START Information supplied
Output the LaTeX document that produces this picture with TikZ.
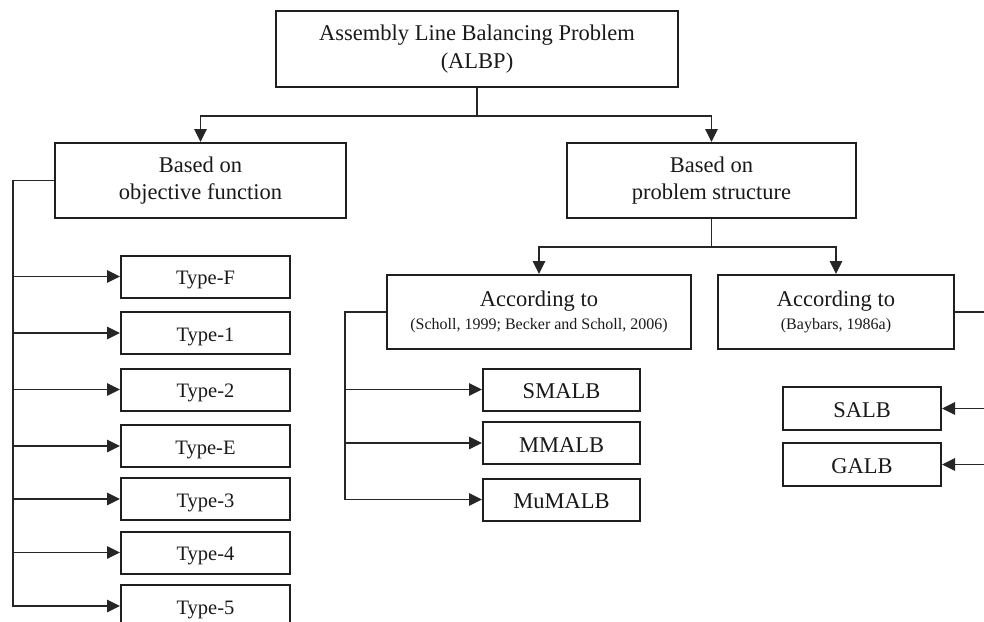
\documentclass[tikz,border=0pt]{standalone}
\usepackage{fontspec}
\setmainfont{Liberation Serif}
\usetikzlibrary{arrows.meta}

\tikzset{
  box/.style={draw=black!88, line width=2pt, rectangle, inner sep=0pt,
    align=center, text=black!90,
    font=\fontsize{22.5}{27.5}\selectfont},
  typebox/.style={box, text height=16.5pt, text depth=0pt,
    minimum width=169pt, minimum height=42pt,
    font=\fontsize{20.5}{24}\selectfont},
  subbox/.style={box, text height=18pt, text depth=0pt,
    minimum width=157pt, minimum height=42pt},
  link/.style={draw=black!85, line width=1.4pt},
  arr/.style={link, -{Triangle[length=13pt, width=12.5pt]}},
}

\begin{document}
\begin{tikzpicture}[x=1pt, y=-1pt]
  \useasboundingbox (0,0) rectangle (984,621);
  \clip (0,0) rectangle (984,621);

  % root and the two classification criteria
  \node[box, minimum width=402pt, minimum height=76pt] (albp) at (477,49)
    {Assembly Line Balancing Problem\\(ALBP)};
  \node[box, minimum width=291pt, minimum height=75pt] (obj) at (200.5,180.5)
    {Based on\\objective function};
  \node[box, minimum width=289pt, minimum height=75pt] (struct) at (711.5,180.5)
    {Based on\\problem structure};

  % problem types by objective
  \node[typebox] (tF) at (205.5,276.5) {Type-F};
  \node[typebox] (t1) at (205.5,333)   {Type-1};
  \node[typebox] (t2) at (205.5,389.5) {Type-2};
  \node[typebox] (tE) at (205.5,446)   {Type-E};
  \node[typebox] (t3) at (205.5,499)   {Type-3};
  \node[typebox] (t4) at (205.5,552.5) {Type-4};
  \node[typebox] (t5) at (205.5,606)   {Type-5};

  % structure-based sources
  \node[box, minimum width=304pt, minimum height=74pt] (scholl) at (539,312)
    {According to\\[-5pt]{\fontsize{16}{19}\selectfont (Scholl, 1999; Becker and Scholl, 2006)}};
  \node[box, minimum width=236pt, minimum height=74pt] (baybars) at (836,312)
    {According to\\[-5pt]{\fontsize{16}{19}\selectfont (Baybars, 1986a)}};

  \node[subbox] (smalb)  at (561.5,389.5) {SMALB};
  \node[subbox] (mmalb)  at (561.5,443)   {MMALB};
  \node[subbox] (mumalb) at (561.5,499.5) {MuMALB};

  \node[subbox, minimum width=158pt, minimum height=43pt] (salb) at (862,408.5) {SALB};
  \node[subbox, minimum width=158pt, minimum height=43pt] (galb) at (862,464.5) {GALB};

  % root split
  \draw[link] (albp.south) -- ++(0,28) coordinate (rootj);
  \draw[arr] (rootj) -| (obj.north);
  \draw[arr] (rootj) -| (struct.north);

  % structure split
  \draw[link] (struct.south) -- ++(0,28) coordinate (structj);
  \draw[arr] (structj) -| (scholl.north);
  \draw[arr] (structj) -| (baybars.north);

  % objective-function bus
  \foreach \t in {tF,t1,t2,tE,t3,t4,t5}
    \draw[arr] (obj.west) -- ++(-41,0) |- (\t.west);

  % Scholl bus
  \foreach \t in {smalb,mmalb,mumalb}
    \draw[arr] (scholl.west) -- ++(-41,0) |- (\t.west);

  % Baybars bus (runs along the right margin)
  \foreach \t in {salb,galb}
    \draw[arr] (baybars.east) -- ++(50,0) |- (\t.east);
\end{tikzpicture}
\end{document}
END Information supplied
→ **Written problem**
Repeat all of the data above word for word, minus the pictures.

→ **Exercise output**
Output the LaTeX document that produces this picture with TikZ.
\documentclass[tikz,border=0pt]{standalone}
\usepackage{fontspec}
\setmainfont{Liberation Serif}
\usetikzlibrary{arrows.meta}

\tikzset{
  box/.style={draw=black!88, line width=2pt, rectangle, inner sep=0pt,
    align=center, text=black!90,
    font=\fontsize{22.5}{27.5}\selectfont},
  typebox/.style={box, text height=16.5pt, text depth=0pt,
    minimum width=169pt, minimum height=42pt,
    font=\fontsize{20.5}{24}\selectfont},
  subbox/.style={box, text height=18pt, text depth=0pt,
    minimum width=157pt, minimum height=42pt},
  link/.style={draw=black!85, line width=1.4pt},
  arr/.style={link, -{Triangle[length=13pt, width=12.5pt]}},
}

\begin{document}
\begin{tikzpicture}[x=1pt, y=-1pt]
  \useasboundingbox (0,0) rectangle (984,621);
  \clip (0,0) rectangle (984,621);

  % root and the two classification criteria
  \node[box, minimum width=402pt, minimum height=76pt] (albp) at (477,49)
    {Assembly Line Balancing Problem\\(ALBP)};
  \node[box, minimum width=291pt, minimum height=75pt] (obj) at (200.5,180.5)
    {Based on\\objective function};
  \node[box, minimum width=289pt, minimum height=75pt] (struct) at (711.5,180.5)
    {Based on\\problem structure};

  % problem types by objective
  \node[typebox] (tF) at (205.5,276.5) {Type-F};
  \node[typebox] (t1) at (205.5,333)   {Type-1};
  \node[typebox] (t2) at (205.5,389.5) {Type-2};
  \node[typebox] (tE) at (205.5,446)   {Type-E};
  \node[typebox] (t3) at (205.5,499)   {Type-3};
  \node[typebox] (t4) at (205.5,552.5) {Type-4};
  \node[typebox] (t5) at (205.5,606)   {Type-5};

  % structure-based sources
  \node[box, minimum width=304pt, minimum height=74pt] (scholl) at (539,312)
    {According to\\[-5pt]{\fontsize{16}{19}\selectfont (Scholl, 1999; Becker and Scholl, 2006)}};
  \node[box, minimum width=236pt, minimum height=74pt] (baybars) at (836,312)
    {According to\\[-5pt]{\fontsize{16}{19}\selectfont (Baybars, 1986a)}};

  \node[subbox] (smalb)  at (561.5,389.5) {SMALB};
  \node[subbox] (mmalb)  at (561.5,443)   {MMALB};
  \node[subbox] (mumalb) at (561.5,499.5) {MuMALB};

  \node[subbox, minimum width=158pt, minimum height=43pt] (salb) at (862,408.5) {SALB};
  \node[subbox, minimum width=158pt, minimum height=43pt] (galb) at (862,464.5) {GALB};

  % root split
  \draw[link] (albp.south) -- ++(0,28) coordinate (rootj);
  \draw[arr] (rootj) -| (obj.north);
  \draw[arr] (rootj) -| (struct.north);

  % structure split
  \draw[link] (struct.south) -- ++(0,28) coordinate (structj);
  \draw[arr] (structj) -| (scholl.north);
  \draw[arr] (structj) -| (baybars.north);

  % objective-function bus
  \foreach \t in {tF,t1,t2,tE,t3,t4,t5}
    \draw[arr] (obj.west) -- ++(-41,0) |- (\t.west);

  % Scholl bus
  \foreach \t in {smalb,mmalb,mumalb}
    \draw[arr] (scholl.west) -- ++(-41,0) |- (\t.west);

  % Baybars bus (runs along the right margin)
  \foreach \t in {salb,galb}
    \draw[arr] (baybars.east) -- ++(50,0) |- (\t.east);
\end{tikzpicture}
\end{document}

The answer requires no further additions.